A venerable tree, old as the hills; that last syllable tells its tale - you may read it in the Sanscrit. A man-loving tree; seldom one sees an elder by itself, away from human habitations, in the jungle. I have done so; but in that particular jungle, buried beneath the soil, were the ruins of old houses. When did it begin to attach itself to the works of man, to walls and buildings? And why? Does it derive peculiar sustenance from the lime of the masonry? I think not, for it grows in lands where lime is rare, and in the shadow of log-huts. It seeks shelter from the wind for its frail stalks and leaves, that shrivel wondrously when the plant is set in exposed situations.
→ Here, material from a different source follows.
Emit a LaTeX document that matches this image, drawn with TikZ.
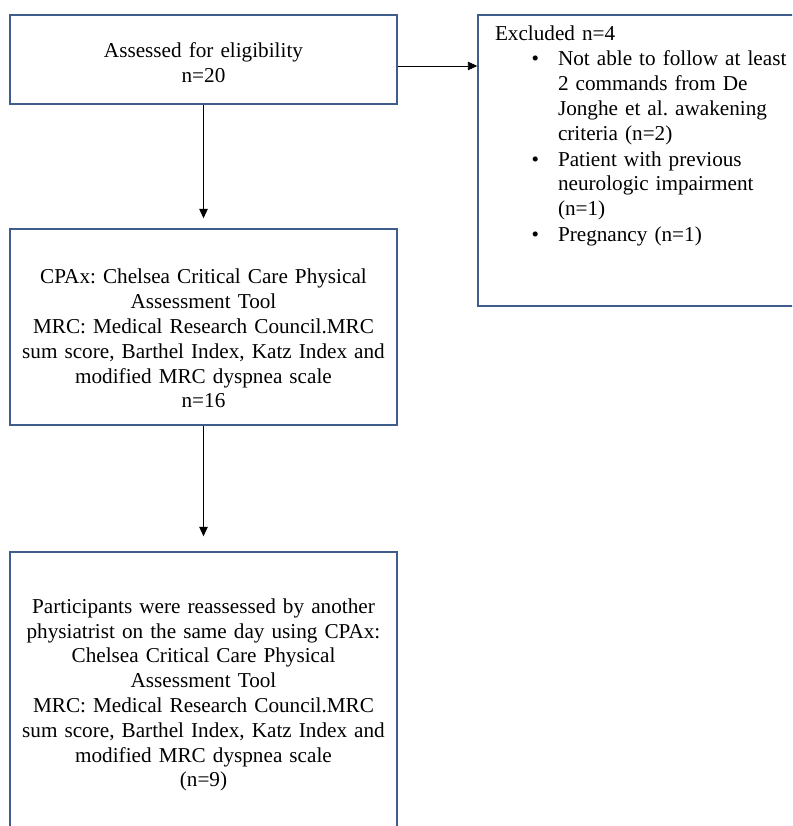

The Sabine mountains are full of elders. They use the berries to colour the wine. A German writer, R. Voss, wove their fragrance into a kind of Leit-motif for one of his local novels. I met him once by accident, and am not anxious to meet him again. A sacerdotal and flabbily pompous old man - straightway my opinion of his books, never very high, fell to zero, and has there remained. He knew these regions well, and doubtless sojourned at one time or another at yonder caravanserai-hotel, abandoned of late, but then filled with a crowd of noisy enthusiasts who have since been sacrificed to the war-god. Doubtless he drank wine with them on that terrace overlooking the brown houses of Olevano, though I question whether he then paid as much as they are now charging me; doubtless he rejoiced to see that stately array of white lilies fronting the landscape, though I question whether he derived more pleasure from them than I do....

While at Bellegra, this afternoon, I gazed landwards to where, in the Abruzzi region, the peaks are still shrouded in snow.

How are they doing our there, at Scanno? Is that driving-road at last finished? Can the "River Danube" still be heard flowing underground in the little cave of Saint Martin? Are the thistles of violet and red and blue and gold and silver as gorgeous as ever? [14] And those legions of butterflies - do they still hover among the sunny patches in the narrow vale leading to Mount Terrata? And Frattura, that strange place - what has happened to Frattura? Built on a fracture, on the rubble of that shattered mountain which produced the lake lower down, it has probably crumbled away in the last earthquake. Well I remember Frattura! It was where the wolf ate the donkey, and where we, in our turn, often refreshed ourselves in the dim hovel of Ferdinando - never with greater zest than on the hot downward march from Mount Genzana. Whether those small purple gentians are still to be found on its summit? And the emerald lizard on the lower slopes? Whether the eagles still breed on the neighbouring Montagna di Preccia?